** start of MATERIAL PROVIDED **
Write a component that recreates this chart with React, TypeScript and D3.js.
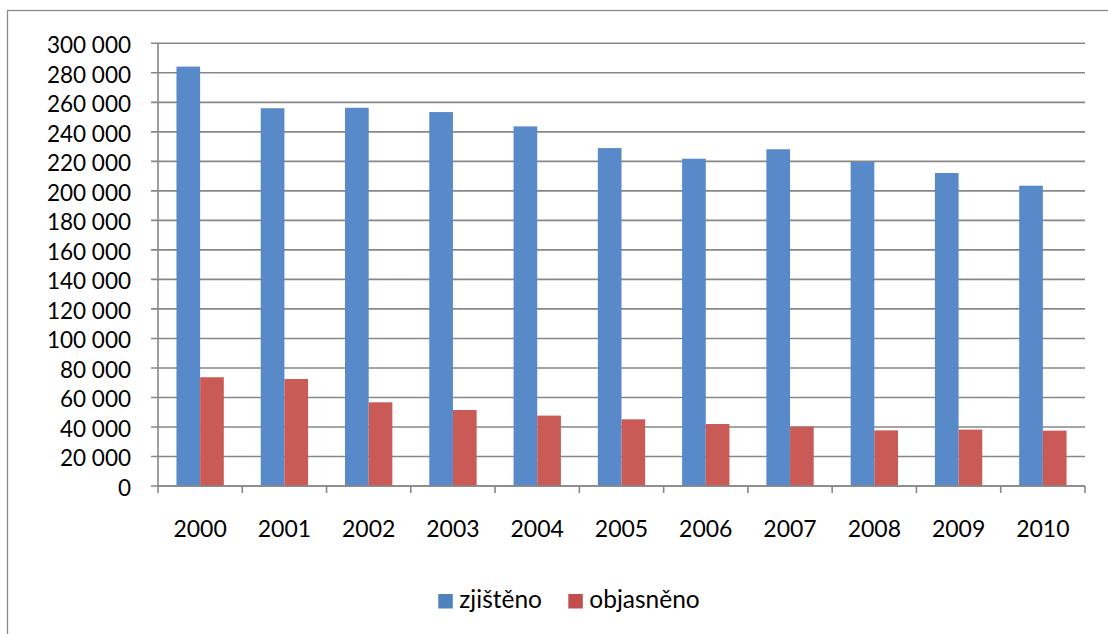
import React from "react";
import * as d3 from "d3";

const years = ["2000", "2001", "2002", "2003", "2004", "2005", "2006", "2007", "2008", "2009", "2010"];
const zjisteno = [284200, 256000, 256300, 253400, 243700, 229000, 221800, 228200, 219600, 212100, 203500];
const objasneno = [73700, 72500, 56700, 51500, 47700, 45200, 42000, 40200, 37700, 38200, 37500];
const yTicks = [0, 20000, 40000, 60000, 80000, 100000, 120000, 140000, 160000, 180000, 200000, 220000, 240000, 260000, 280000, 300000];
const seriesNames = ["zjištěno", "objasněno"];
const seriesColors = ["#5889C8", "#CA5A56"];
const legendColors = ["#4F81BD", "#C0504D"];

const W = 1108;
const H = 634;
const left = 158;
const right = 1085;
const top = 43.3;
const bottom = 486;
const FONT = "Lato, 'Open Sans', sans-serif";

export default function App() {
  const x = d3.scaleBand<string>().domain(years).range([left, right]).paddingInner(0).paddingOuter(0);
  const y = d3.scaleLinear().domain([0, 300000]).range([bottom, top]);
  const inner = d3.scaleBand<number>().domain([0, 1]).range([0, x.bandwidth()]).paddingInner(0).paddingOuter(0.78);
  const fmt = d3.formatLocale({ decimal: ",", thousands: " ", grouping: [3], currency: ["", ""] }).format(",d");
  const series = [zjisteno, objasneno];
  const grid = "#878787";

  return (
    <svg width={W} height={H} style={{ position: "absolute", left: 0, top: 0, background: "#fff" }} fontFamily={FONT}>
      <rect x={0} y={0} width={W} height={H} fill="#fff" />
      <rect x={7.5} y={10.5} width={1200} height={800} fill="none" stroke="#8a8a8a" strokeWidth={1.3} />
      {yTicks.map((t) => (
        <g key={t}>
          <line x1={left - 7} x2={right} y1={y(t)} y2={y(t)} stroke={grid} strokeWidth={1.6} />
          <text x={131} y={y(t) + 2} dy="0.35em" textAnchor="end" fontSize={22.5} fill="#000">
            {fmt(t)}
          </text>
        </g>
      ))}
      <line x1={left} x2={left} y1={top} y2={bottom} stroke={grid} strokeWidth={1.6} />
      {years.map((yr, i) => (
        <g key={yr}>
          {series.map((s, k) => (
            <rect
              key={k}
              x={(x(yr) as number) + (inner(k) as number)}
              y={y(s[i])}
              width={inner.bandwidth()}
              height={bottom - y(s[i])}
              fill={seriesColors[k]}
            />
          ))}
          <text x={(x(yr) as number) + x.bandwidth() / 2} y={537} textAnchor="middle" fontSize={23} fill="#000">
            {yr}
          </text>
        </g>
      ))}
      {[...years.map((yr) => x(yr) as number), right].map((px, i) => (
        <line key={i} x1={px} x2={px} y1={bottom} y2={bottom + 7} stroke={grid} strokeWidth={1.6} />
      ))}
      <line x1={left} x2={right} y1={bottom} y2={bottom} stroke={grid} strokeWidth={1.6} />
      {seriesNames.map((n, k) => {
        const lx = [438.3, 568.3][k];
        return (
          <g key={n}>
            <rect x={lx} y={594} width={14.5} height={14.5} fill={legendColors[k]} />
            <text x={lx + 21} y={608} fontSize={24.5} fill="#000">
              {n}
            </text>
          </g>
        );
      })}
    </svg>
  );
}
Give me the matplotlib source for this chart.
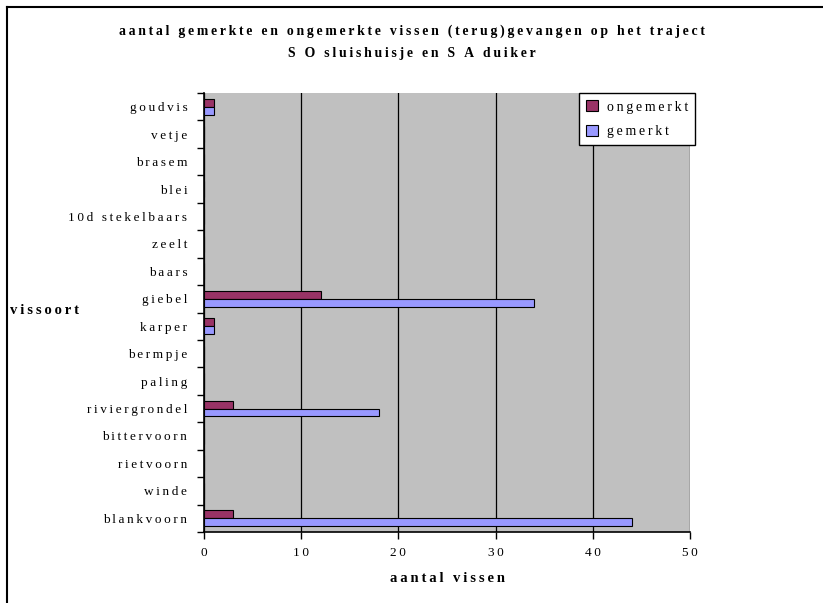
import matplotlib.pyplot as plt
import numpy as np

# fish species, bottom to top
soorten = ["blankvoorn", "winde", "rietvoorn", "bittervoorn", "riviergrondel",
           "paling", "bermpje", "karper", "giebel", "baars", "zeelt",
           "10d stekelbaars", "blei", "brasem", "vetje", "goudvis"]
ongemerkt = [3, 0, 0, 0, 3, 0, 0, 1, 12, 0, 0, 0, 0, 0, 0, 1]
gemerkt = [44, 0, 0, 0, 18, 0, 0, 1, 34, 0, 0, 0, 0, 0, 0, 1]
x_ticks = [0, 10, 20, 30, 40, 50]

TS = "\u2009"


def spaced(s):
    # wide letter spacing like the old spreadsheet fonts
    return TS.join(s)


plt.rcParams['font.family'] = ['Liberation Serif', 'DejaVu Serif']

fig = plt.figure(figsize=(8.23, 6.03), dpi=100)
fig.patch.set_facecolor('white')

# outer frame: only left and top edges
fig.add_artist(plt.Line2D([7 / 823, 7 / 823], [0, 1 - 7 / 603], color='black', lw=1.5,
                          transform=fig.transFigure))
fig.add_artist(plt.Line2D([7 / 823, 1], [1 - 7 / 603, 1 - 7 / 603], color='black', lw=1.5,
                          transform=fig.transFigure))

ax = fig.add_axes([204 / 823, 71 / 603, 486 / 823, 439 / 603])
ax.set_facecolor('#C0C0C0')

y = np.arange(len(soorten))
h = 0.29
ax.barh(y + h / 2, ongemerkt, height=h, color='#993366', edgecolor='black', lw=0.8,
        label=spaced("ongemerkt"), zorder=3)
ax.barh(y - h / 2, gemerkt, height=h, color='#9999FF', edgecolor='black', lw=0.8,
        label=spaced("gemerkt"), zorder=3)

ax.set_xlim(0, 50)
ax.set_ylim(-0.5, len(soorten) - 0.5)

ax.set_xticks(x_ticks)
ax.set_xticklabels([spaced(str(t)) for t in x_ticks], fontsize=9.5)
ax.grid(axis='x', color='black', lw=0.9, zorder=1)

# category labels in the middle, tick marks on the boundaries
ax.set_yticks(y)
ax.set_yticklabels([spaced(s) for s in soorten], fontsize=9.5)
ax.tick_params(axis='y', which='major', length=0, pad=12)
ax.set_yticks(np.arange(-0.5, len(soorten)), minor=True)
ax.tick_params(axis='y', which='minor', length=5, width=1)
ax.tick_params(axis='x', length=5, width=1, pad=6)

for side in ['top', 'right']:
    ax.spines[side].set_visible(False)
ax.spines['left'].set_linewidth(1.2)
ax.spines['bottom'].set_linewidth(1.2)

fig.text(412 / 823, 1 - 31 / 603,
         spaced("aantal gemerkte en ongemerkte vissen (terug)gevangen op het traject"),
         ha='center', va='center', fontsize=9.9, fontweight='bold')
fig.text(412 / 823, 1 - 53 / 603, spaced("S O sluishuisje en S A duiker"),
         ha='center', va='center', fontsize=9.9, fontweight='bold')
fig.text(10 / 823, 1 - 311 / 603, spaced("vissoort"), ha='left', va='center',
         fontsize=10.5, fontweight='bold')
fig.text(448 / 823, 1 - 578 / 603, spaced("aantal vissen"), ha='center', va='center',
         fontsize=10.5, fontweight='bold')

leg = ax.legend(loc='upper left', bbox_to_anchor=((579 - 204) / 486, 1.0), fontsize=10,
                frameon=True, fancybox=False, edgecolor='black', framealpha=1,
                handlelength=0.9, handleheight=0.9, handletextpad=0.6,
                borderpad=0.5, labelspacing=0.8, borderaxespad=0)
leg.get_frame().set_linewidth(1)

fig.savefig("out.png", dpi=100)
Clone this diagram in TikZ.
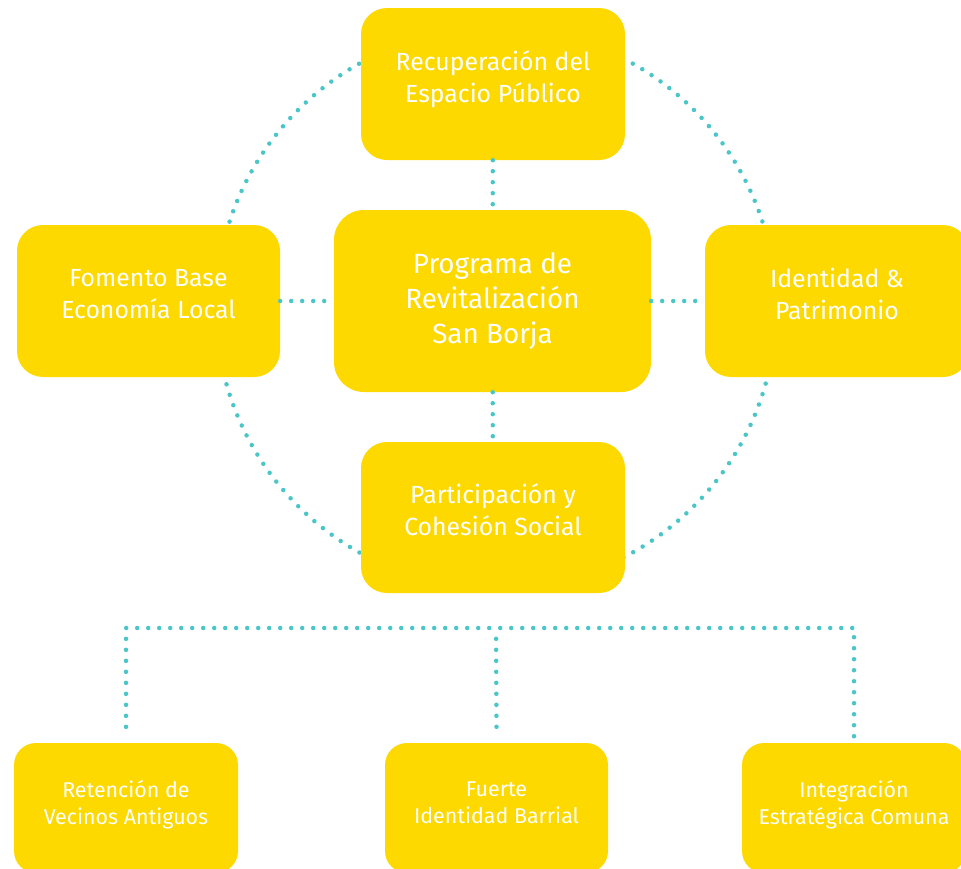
** end of MATERIAL PROVIDED **
STATED GOAL
Without the pictures, transcribe the listing above exactly.

WRITTEN RESPONSE
Write a component that recreates this chart with React, TypeScript and D3.js.
import React from "react";
import * as d3 from "d3";

const years = ["2000", "2001", "2002", "2003", "2004", "2005", "2006", "2007", "2008", "2009", "2010"];
const zjisteno = [284200, 256000, 256300, 253400, 243700, 229000, 221800, 228200, 219600, 212100, 203500];
const objasneno = [73700, 72500, 56700, 51500, 47700, 45200, 42000, 40200, 37700, 38200, 37500];
const yTicks = [0, 20000, 40000, 60000, 80000, 100000, 120000, 140000, 160000, 180000, 200000, 220000, 240000, 260000, 280000, 300000];
const seriesNames = ["zjištěno", "objasněno"];
const seriesColors = ["#5889C8", "#CA5A56"];
const legendColors = ["#4F81BD", "#C0504D"];

const W = 1108;
const H = 634;
const left = 158;
const right = 1085;
const top = 43.3;
const bottom = 486;
const FONT = "Lato, 'Open Sans', sans-serif";

export default function App() {
  const x = d3.scaleBand<string>().domain(years).range([left, right]).paddingInner(0).paddingOuter(0);
  const y = d3.scaleLinear().domain([0, 300000]).range([bottom, top]);
  const inner = d3.scaleBand<number>().domain([0, 1]).range([0, x.bandwidth()]).paddingInner(0).paddingOuter(0.78);
  const fmt = d3.formatLocale({ decimal: ",", thousands: " ", grouping: [3], currency: ["", ""] }).format(",d");
  const series = [zjisteno, objasneno];
  const grid = "#878787";

  return (
    <svg width={W} height={H} style={{ position: "absolute", left: 0, top: 0, background: "#fff" }} fontFamily={FONT}>
      <rect x={0} y={0} width={W} height={H} fill="#fff" />
      <rect x={7.5} y={10.5} width={1200} height={800} fill="none" stroke="#8a8a8a" strokeWidth={1.3} />
      {yTicks.map((t) => (
        <g key={t}>
          <line x1={left - 7} x2={right} y1={y(t)} y2={y(t)} stroke={grid} strokeWidth={1.6} />
          <text x={131} y={y(t) + 2} dy="0.35em" textAnchor="end" fontSize={22.5} fill="#000">
            {fmt(t)}
          </text>
        </g>
      ))}
      <line x1={left} x2={left} y1={top} y2={bottom} stroke={grid} strokeWidth={1.6} />
      {years.map((yr, i) => (
        <g key={yr}>
          {series.map((s, k) => (
            <rect
              key={k}
              x={(x(yr) as number) + (inner(k) as number)}
              y={y(s[i])}
              width={inner.bandwidth()}
              height={bottom - y(s[i])}
              fill={seriesColors[k]}
            />
          ))}
          <text x={(x(yr) as number) + x.bandwidth() / 2} y={537} textAnchor="middle" fontSize={23} fill="#000">
            {yr}
          </text>
        </g>
      ))}
      {[...years.map((yr) => x(yr) as number), right].map((px, i) => (
        <line key={i} x1={px} x2={px} y1={bottom} y2={bottom + 7} stroke={grid} strokeWidth={1.6} />
      ))}
      <line x1={left} x2={right} y1={bottom} y2={bottom} stroke={grid} strokeWidth={1.6} />
      {seriesNames.map((n, k) => {
        const lx = [438.3, 568.3][k];
        return (
          <g key={n}>
            <rect x={lx} y={594} width={14.5} height={14.5} fill={legendColors[k]} />
            <text x={lx + 21} y={608} fontSize={24.5} fill="#000">
              {n}
            </text>
          </g>
        );
      })}
    </svg>
  );
}
Give me the matplotlib source for this chart.
import matplotlib.pyplot as plt
import numpy as np

# fish species, bottom to top
soorten = ["blankvoorn", "winde", "rietvoorn", "bittervoorn", "riviergrondel",
           "paling", "bermpje", "karper", "giebel", "baars", "zeelt",
           "10d stekelbaars", "blei", "brasem", "vetje", "goudvis"]
ongemerkt = [3, 0, 0, 0, 3, 0, 0, 1, 12, 0, 0, 0, 0, 0, 0, 1]
gemerkt = [44, 0, 0, 0, 18, 0, 0, 1, 34, 0, 0, 0, 0, 0, 0, 1]
x_ticks = [0, 10, 20, 30, 40, 50]

TS = "\u2009"


def spaced(s):
    # wide letter spacing like the old spreadsheet fonts
    return TS.join(s)


plt.rcParams['font.family'] = ['Liberation Serif', 'DejaVu Serif']

fig = plt.figure(figsize=(8.23, 6.03), dpi=100)
fig.patch.set_facecolor('white')

# outer frame: only left and top edges
fig.add_artist(plt.Line2D([7 / 823, 7 / 823], [0, 1 - 7 / 603], color='black', lw=1.5,
                          transform=fig.transFigure))
fig.add_artist(plt.Line2D([7 / 823, 1], [1 - 7 / 603, 1 - 7 / 603], color='black', lw=1.5,
                          transform=fig.transFigure))

ax = fig.add_axes([204 / 823, 71 / 603, 486 / 823, 439 / 603])
ax.set_facecolor('#C0C0C0')

y = np.arange(len(soorten))
h = 0.29
ax.barh(y + h / 2, ongemerkt, height=h, color='#993366', edgecolor='black', lw=0.8,
        label=spaced("ongemerkt"), zorder=3)
ax.barh(y - h / 2, gemerkt, height=h, color='#9999FF', edgecolor='black', lw=0.8,
        label=spaced("gemerkt"), zorder=3)

ax.set_xlim(0, 50)
ax.set_ylim(-0.5, len(soorten) - 0.5)

ax.set_xticks(x_ticks)
ax.set_xticklabels([spaced(str(t)) for t in x_ticks], fontsize=9.5)
ax.grid(axis='x', color='black', lw=0.9, zorder=1)

# category labels in the middle, tick marks on the boundaries
ax.set_yticks(y)
ax.set_yticklabels([spaced(s) for s in soorten], fontsize=9.5)
ax.tick_params(axis='y', which='major', length=0, pad=12)
ax.set_yticks(np.arange(-0.5, len(soorten)), minor=True)
ax.tick_params(axis='y', which='minor', length=5, width=1)
ax.tick_params(axis='x', length=5, width=1, pad=6)

for side in ['top', 'right']:
    ax.spines[side].set_visible(False)
ax.spines['left'].set_linewidth(1.2)
ax.spines['bottom'].set_linewidth(1.2)

fig.text(412 / 823, 1 - 31 / 603,
         spaced("aantal gemerkte en ongemerkte vissen (terug)gevangen op het traject"),
         ha='center', va='center', fontsize=9.9, fontweight='bold')
fig.text(412 / 823, 1 - 53 / 603, spaced("S O sluishuisje en S A duiker"),
         ha='center', va='center', fontsize=9.9, fontweight='bold')
fig.text(10 / 823, 1 - 311 / 603, spaced("vissoort"), ha='left', va='center',
         fontsize=10.5, fontweight='bold')
fig.text(448 / 823, 1 - 578 / 603, spaced("aantal vissen"), ha='center', va='center',
         fontsize=10.5, fontweight='bold')

leg = ax.legend(loc='upper left', bbox_to_anchor=((579 - 204) / 486, 1.0), fontsize=10,
                frameon=True, fancybox=False, edgecolor='black', framealpha=1,
                handlelength=0.9, handleheight=0.9, handletextpad=0.6,
                borderpad=0.5, labelspacing=0.8, borderaxespad=0)
leg.get_frame().set_linewidth(1)

fig.savefig("out.png", dpi=100)
Clone this diagram in TikZ.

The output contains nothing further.